* **TASK TO CARRY OUT**
Every line below is to be copied exactly, with the pictures left out.

* **DATA BLOCK**

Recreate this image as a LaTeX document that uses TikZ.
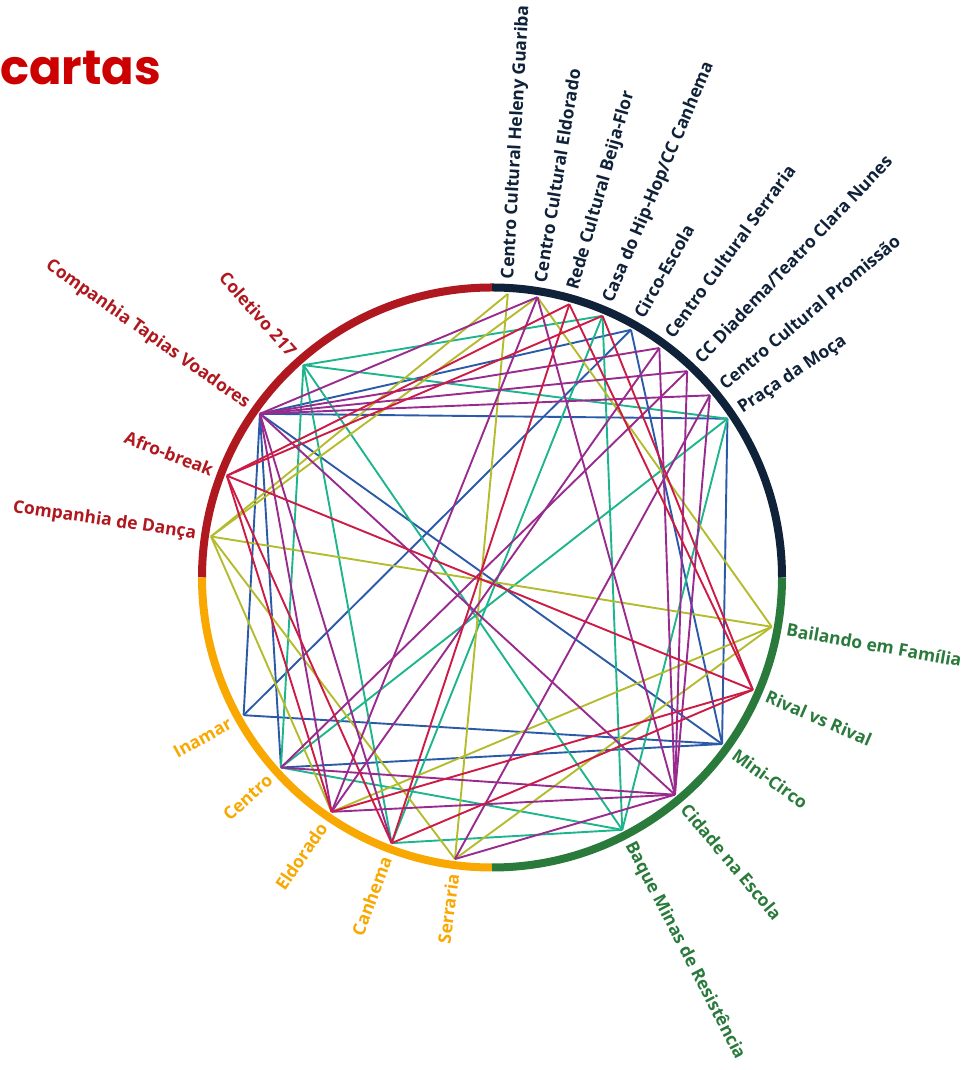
\documentclass[tikz,border=0pt]{standalone}
\usepackage{fontspec}
\setmainfont{Open Sans}
\newfontfamily\titlefont{Poppins}
\usetikzlibrary{calc}
\definecolor{arcRed}{HTML}{B0181F}
\definecolor{arcOrange}{HTML}{F8A800}
\definecolor{arcGreen}{HTML}{2A7A3C}
\definecolor{arcNavy}{HTML}{0F2239}
\definecolor{cOlive}{HTML}{B4BC2E}
\definecolor{cMag}{HTML}{992B8E}
\definecolor{cCrim}{HTML}{CC1B45}
\definecolor{cTeal}{HTML}{1FB58C}
\definecolor{cBlue}{HTML}{2B5BA8}
\definecolor{titleRed}{HTML}{CC0000}
\tikzset{
  ring/.style={line width=8pt},
  chord/.style={line width=1.9pt},
  lab/.style={inner sep=0pt, font=\bfseries\fontsize{17.5}{17.5}\selectfont},
}
\begin{document}
\begin{tikzpicture}[x=1pt,y=1pt]
\useasboundingbox (0,0) rectangle (963,1070);
\coordinate (O) at (492,492.5);
% title
\node[anchor=base west, inner sep=0pt, text=titleRed, font=\titlefont\bfseries\fontsize{48}{48}\selectfont] (title) at (0,985) {cartas};
% node points
\foreach \n/\a in {HG/86.8,CE/80.8,BF/74.2,HH/67.1,CiE/60.7,CS/53.9,CD/46.6,CP/39.9,PM/34.0,
  BE/-10.0,RR/-23.3,MC/-35.9,CN/-49.9,BM/-62.7,
  SE/262.5,CA/249.3,EL/235.6,CT/222.0,IN/209.0,
  CDa/171.7,AB/159.0,TV/144.8,Ct/131.6}{
  \path (O) ++(\a:284) coordinate (\n);
}
% chords: blue
\foreach \p/\q in {TV/PM,TV/MC,TV/IN,TV/CT,IN/CiE,IN/MC,CT/MC,PM/MC,CiE/MC,CiE/TV}
  \draw[chord, cBlue] (\p) -- (\q);
% teal
\foreach \p/\q in {Ct/HH,Ct/PM,Ct/CT,Ct/CA,Ct/BM,HH/CA,HH/BM,PM/CT,PM/BM,CT/BM,CA/BM}
  \draw[chord, cTeal] (\p) -- (\q);
% olive
\foreach \p/\q in {HG/CDa,CE/CDa,HG/SE,CDa/BE,CDa/EL,CDa/SE,EL/BE,SE/BE,CE/BE}
  \draw[chord, cOlive] (\p) -- (\q);
% magenta
\foreach \p/\q in {TV/CE,TV/CS,TV/CD,TV/CP,TV/CN,TV/EL,TV/CA,CE/CN,CS/CN,CD/CN,CP/CN,CT/CN,EL/CN,SE/CN,CE/EL,CS/EL,CD/CT,CP/SE}
  \draw[chord, cMag] (\p) -- (\q);
% crimson
\foreach \p/\q in {AB/BF,AB/HH,AB/RR,AB/EL,AB/CA,HH/RR,BF/RR,RR/EL,RR/CA,BF/CA}
  \draw[chord, cCrim] (\p) -- (\q);
% rings
\draw[ring, arcRed] (O) ++(90:290) arc[start angle=90, end angle=180, radius=290];
\draw[ring, arcOrange] (O) ++(180:290) arc[start angle=180, end angle=270, radius=290];
\draw[ring, arcGreen] (O) ++(270:290) arc[start angle=270, end angle=360, radius=290];
\draw[ring, arcNavy] (O) ++(0:290) arc[start angle=0, end angle=90, radius=290];
% labels right side
\foreach \a/\t/\c/\k in {86.8/Centro Cultural Heleny Guariba/arcNavy/lHG,
  80.8/Centro Cultural Eldorado/arcNavy/lCE,
  74.2/Rede Cultural Beija-Flor/arcNavy/lBF,
  67.1/Casa do Hip-Hop\slash CC Canhema/arcNavy/lHH,
  60.7/Circo-Escola/arcNavy/lCiE,
  53.9/Centro Cultural Serraria/arcNavy/lCS,
  46.6/CC Diadema\slash Teatro Clara Nunes/arcNavy/lCD,
  39.9/Centro Cultural Promissão/arcNavy/lCP,
  34.0/Praça da Moça/arcNavy/lPM,
  -10.0/Bailando em Família/arcGreen/lBE,
  -23.3/Rival vs Rival/arcGreen/lRR,
  -35.9/Mini-Circo/arcGreen/lMC,
  -49.9/Cidade na Escola/arcGreen/lCN,
  -62.7/Baque Minas de Resistência/arcGreen/lBM}{
  \path (O) ++(\a:299) node[lab, text=\c, rotate=\a, anchor=west] (\k) {\t};
}
% labels left side
\foreach \a/\t/\c/\k in {262.5/Serraria/arcOrange/lSE,
  249.3/Canhema/arcOrange/lCA,
  235.6/Eldorado/arcOrange/lEL,
  222.0/Centro/arcOrange/lCT,
  209.0/Inamar/arcOrange/lIN,
  171.7/Companhia de Dança/arcRed/lCDa,
  159.0/Afro-break/arcRed/lAB,
  144.8/Companhia Tapias Voadores/arcRed/lTV,
  131.6/Coletivo 217/arcRed/lCt}{
  \pgfmathsetmacro{\r}{\a-180}
  \path (O) ++(\a:299) node[lab, text=\c, rotate=\r, anchor=east] (\k) {\t};
}
\end{tikzpicture}
\end{document}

* **EXERCISE ANSWER**
Recreate this image as a LaTeX document that uses TikZ.
\documentclass[tikz,border=0pt]{standalone}
\usepackage{fontspec}
\setmainfont{Open Sans}
\newfontfamily\titlefont{Poppins}
\usetikzlibrary{calc}
\definecolor{arcRed}{HTML}{B0181F}
\definecolor{arcOrange}{HTML}{F8A800}
\definecolor{arcGreen}{HTML}{2A7A3C}
\definecolor{arcNavy}{HTML}{0F2239}
\definecolor{cOlive}{HTML}{B4BC2E}
\definecolor{cMag}{HTML}{992B8E}
\definecolor{cCrim}{HTML}{CC1B45}
\definecolor{cTeal}{HTML}{1FB58C}
\definecolor{cBlue}{HTML}{2B5BA8}
\definecolor{titleRed}{HTML}{CC0000}
\tikzset{
  ring/.style={line width=8pt},
  chord/.style={line width=1.9pt},
  lab/.style={inner sep=0pt, font=\bfseries\fontsize{17.5}{17.5}\selectfont},
}
\begin{document}
\begin{tikzpicture}[x=1pt,y=1pt]
\useasboundingbox (0,0) rectangle (963,1070);
\coordinate (O) at (492,492.5);
% title
\node[anchor=base west, inner sep=0pt, text=titleRed, font=\titlefont\bfseries\fontsize{48}{48}\selectfont] (title) at (0,985) {cartas};
% node points
\foreach \n/\a in {HG/86.8,CE/80.8,BF/74.2,HH/67.1,CiE/60.7,CS/53.9,CD/46.6,CP/39.9,PM/34.0,
  BE/-10.0,RR/-23.3,MC/-35.9,CN/-49.9,BM/-62.7,
  SE/262.5,CA/249.3,EL/235.6,CT/222.0,IN/209.0,
  CDa/171.7,AB/159.0,TV/144.8,Ct/131.6}{
  \path (O) ++(\a:284) coordinate (\n);
}
% chords: blue
\foreach \p/\q in {TV/PM,TV/MC,TV/IN,TV/CT,IN/CiE,IN/MC,CT/MC,PM/MC,CiE/MC,CiE/TV}
  \draw[chord, cBlue] (\p) -- (\q);
% teal
\foreach \p/\q in {Ct/HH,Ct/PM,Ct/CT,Ct/CA,Ct/BM,HH/CA,HH/BM,PM/CT,PM/BM,CT/BM,CA/BM}
  \draw[chord, cTeal] (\p) -- (\q);
% olive
\foreach \p/\q in {HG/CDa,CE/CDa,HG/SE,CDa/BE,CDa/EL,CDa/SE,EL/BE,SE/BE,CE/BE}
  \draw[chord, cOlive] (\p) -- (\q);
% magenta
\foreach \p/\q in {TV/CE,TV/CS,TV/CD,TV/CP,TV/CN,TV/EL,TV/CA,CE/CN,CS/CN,CD/CN,CP/CN,CT/CN,EL/CN,SE/CN,CE/EL,CS/EL,CD/CT,CP/SE}
  \draw[chord, cMag] (\p) -- (\q);
% crimson
\foreach \p/\q in {AB/BF,AB/HH,AB/RR,AB/EL,AB/CA,HH/RR,BF/RR,RR/EL,RR/CA,BF/CA}
  \draw[chord, cCrim] (\p) -- (\q);
% rings
\draw[ring, arcRed] (O) ++(90:290) arc[start angle=90, end angle=180, radius=290];
\draw[ring, arcOrange] (O) ++(180:290) arc[start angle=180, end angle=270, radius=290];
\draw[ring, arcGreen] (O) ++(270:290) arc[start angle=270, end angle=360, radius=290];
\draw[ring, arcNavy] (O) ++(0:290) arc[start angle=0, end angle=90, radius=290];
% labels right side
\foreach \a/\t/\c/\k in {86.8/Centro Cultural Heleny Guariba/arcNavy/lHG,
  80.8/Centro Cultural Eldorado/arcNavy/lCE,
  74.2/Rede Cultural Beija-Flor/arcNavy/lBF,
  67.1/Casa do Hip-Hop\slash CC Canhema/arcNavy/lHH,
  60.7/Circo-Escola/arcNavy/lCiE,
  53.9/Centro Cultural Serraria/arcNavy/lCS,
  46.6/CC Diadema\slash Teatro Clara Nunes/arcNavy/lCD,
  39.9/Centro Cultural Promissão/arcNavy/lCP,
  34.0/Praça da Moça/arcNavy/lPM,
  -10.0/Bailando em Família/arcGreen/lBE,
  -23.3/Rival vs Rival/arcGreen/lRR,
  -35.9/Mini-Circo/arcGreen/lMC,
  -49.9/Cidade na Escola/arcGreen/lCN,
  -62.7/Baque Minas de Resistência/arcGreen/lBM}{
  \path (O) ++(\a:299) node[lab, text=\c, rotate=\a, anchor=west] (\k) {\t};
}
% labels left side
\foreach \a/\t/\c/\k in {262.5/Serraria/arcOrange/lSE,
  249.3/Canhema/arcOrange/lCA,
  235.6/Eldorado/arcOrange/lEL,
  222.0/Centro/arcOrange/lCT,
  209.0/Inamar/arcOrange/lIN,
  171.7/Companhia de Dança/arcRed/lCDa,
  159.0/Afro-break/arcRed/lAB,
  144.8/Companhia Tapias Voadores/arcRed/lTV,
  131.6/Coletivo 217/arcRed/lCt}{
  \pgfmathsetmacro{\r}{\a-180}
  \path (O) ++(\a:299) node[lab, text=\c, rotate=\r, anchor=east] (\k) {\t};
}
\end{tikzpicture}
\end{document}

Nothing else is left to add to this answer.